### [Problem requirements]
Filter the data for lines with the word "this", then copy every line so identified.

### [Stored rows]
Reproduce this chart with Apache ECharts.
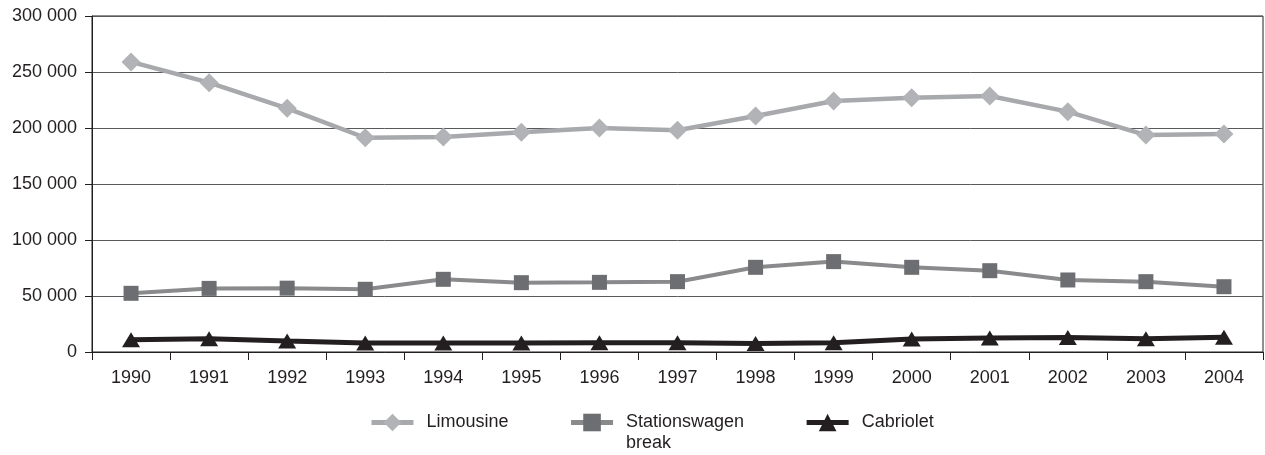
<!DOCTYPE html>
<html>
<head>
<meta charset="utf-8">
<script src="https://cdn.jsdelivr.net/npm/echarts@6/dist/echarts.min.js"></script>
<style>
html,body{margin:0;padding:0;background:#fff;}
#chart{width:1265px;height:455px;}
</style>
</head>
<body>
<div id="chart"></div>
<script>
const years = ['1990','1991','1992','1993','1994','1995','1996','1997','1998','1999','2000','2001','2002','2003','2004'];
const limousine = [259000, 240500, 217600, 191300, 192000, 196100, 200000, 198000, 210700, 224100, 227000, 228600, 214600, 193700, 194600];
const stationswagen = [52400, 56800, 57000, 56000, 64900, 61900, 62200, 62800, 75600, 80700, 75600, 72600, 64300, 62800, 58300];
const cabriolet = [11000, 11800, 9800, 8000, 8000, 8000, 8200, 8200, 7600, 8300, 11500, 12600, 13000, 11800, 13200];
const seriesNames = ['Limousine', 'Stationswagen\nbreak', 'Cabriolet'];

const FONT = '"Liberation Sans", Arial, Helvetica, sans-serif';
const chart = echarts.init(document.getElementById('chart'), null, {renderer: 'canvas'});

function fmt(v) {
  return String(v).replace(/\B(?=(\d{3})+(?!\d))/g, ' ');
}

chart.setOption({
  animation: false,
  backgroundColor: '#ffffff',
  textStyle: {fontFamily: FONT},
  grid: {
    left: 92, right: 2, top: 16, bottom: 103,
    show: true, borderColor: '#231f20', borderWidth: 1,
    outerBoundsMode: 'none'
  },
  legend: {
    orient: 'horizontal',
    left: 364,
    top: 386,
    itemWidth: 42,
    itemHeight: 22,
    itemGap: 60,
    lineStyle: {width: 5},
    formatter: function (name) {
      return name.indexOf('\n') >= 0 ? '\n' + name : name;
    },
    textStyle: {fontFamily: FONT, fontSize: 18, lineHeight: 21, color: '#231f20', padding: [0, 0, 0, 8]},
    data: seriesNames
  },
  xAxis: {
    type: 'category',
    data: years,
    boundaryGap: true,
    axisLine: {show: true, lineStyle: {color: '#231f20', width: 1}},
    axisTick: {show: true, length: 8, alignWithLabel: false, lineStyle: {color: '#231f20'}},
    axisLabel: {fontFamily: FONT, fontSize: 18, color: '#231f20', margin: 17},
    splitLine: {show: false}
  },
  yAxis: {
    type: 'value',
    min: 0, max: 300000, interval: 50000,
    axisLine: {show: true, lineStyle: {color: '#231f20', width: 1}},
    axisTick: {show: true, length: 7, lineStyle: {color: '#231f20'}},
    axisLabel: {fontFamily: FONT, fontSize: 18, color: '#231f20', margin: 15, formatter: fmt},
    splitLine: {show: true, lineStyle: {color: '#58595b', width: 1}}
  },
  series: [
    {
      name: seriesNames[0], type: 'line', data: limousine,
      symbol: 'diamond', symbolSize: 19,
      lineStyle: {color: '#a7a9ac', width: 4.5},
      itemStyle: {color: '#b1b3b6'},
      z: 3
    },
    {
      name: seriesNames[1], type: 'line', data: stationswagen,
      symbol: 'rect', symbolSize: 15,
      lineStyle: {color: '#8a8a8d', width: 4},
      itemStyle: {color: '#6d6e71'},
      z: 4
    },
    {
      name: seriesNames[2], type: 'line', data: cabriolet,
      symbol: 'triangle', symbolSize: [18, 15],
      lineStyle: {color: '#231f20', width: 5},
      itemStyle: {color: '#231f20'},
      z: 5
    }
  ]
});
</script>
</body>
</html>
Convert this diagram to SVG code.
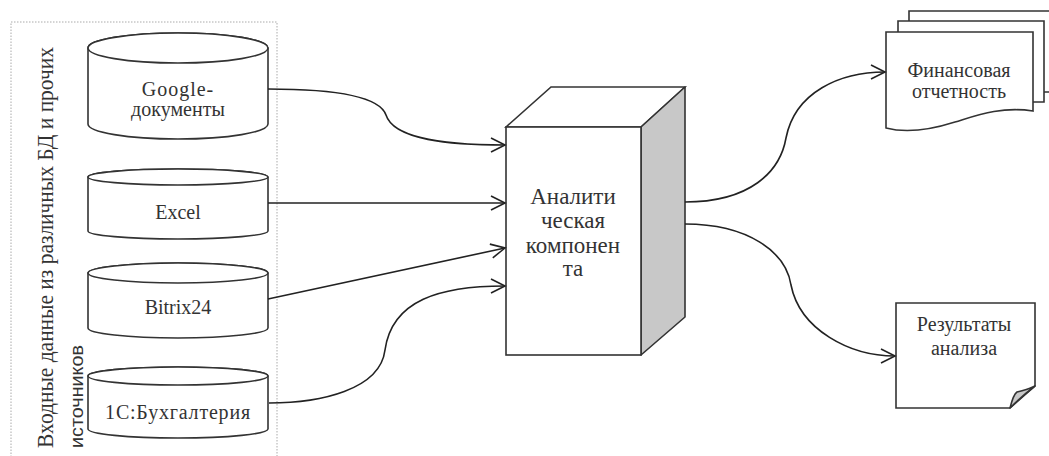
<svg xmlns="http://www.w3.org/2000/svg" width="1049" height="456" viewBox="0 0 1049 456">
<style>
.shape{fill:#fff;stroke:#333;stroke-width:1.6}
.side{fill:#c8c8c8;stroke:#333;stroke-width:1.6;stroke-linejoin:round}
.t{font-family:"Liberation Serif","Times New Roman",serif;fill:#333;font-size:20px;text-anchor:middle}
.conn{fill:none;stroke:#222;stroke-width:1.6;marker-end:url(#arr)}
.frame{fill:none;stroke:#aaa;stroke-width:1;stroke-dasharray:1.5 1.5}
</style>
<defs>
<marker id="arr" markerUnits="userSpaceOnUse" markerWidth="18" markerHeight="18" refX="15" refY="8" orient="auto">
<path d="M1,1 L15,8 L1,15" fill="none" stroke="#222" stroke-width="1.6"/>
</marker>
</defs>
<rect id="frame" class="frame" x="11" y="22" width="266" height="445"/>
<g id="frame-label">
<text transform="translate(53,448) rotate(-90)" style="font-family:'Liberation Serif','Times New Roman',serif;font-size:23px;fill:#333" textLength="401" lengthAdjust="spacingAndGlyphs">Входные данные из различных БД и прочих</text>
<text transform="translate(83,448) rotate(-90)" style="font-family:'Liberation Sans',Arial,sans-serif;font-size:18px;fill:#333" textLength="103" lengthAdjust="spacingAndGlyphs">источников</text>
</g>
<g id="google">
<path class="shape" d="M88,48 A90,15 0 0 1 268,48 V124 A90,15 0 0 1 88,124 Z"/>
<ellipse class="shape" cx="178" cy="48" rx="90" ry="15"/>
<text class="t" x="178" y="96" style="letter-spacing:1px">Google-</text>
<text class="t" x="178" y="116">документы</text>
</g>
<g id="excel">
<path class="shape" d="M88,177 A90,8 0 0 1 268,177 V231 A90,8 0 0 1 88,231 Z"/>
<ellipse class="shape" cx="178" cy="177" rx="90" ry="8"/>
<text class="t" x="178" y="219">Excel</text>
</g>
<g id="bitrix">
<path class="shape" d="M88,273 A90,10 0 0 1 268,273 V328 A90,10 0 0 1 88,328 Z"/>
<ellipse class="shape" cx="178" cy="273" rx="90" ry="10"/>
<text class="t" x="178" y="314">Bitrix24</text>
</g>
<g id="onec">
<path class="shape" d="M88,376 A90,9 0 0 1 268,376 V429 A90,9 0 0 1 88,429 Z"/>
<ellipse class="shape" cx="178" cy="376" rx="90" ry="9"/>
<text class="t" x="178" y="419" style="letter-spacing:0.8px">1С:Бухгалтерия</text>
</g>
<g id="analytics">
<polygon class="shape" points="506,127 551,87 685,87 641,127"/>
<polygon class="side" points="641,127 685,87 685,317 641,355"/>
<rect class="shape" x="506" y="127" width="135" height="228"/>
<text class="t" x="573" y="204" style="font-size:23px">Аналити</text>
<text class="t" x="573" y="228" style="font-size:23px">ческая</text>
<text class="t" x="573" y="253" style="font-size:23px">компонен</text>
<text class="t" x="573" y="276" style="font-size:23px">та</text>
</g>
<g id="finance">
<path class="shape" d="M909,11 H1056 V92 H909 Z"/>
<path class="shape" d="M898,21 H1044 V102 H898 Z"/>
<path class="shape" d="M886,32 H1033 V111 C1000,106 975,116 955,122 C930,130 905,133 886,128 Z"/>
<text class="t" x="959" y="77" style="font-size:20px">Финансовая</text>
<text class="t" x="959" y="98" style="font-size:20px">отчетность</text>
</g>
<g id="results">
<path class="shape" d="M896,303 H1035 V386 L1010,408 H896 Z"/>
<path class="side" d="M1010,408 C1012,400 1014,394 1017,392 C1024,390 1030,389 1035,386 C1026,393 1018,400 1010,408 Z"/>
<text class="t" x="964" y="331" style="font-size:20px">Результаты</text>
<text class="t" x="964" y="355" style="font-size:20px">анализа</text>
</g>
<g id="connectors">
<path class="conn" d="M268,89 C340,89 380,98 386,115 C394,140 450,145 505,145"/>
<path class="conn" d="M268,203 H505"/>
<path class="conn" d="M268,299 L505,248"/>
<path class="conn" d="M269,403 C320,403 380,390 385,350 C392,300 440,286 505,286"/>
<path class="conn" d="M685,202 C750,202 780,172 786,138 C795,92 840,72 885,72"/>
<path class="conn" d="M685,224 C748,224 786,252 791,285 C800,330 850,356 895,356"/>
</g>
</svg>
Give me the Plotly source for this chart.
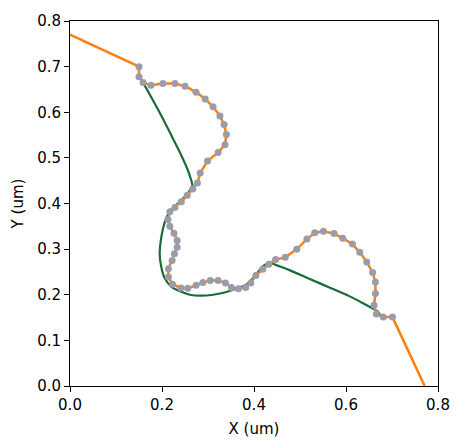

### [Finished task]
Reproduce this chart with Apache ECharts.
Convert this diagram to SVG code.
Give me the Plotly source for this chart.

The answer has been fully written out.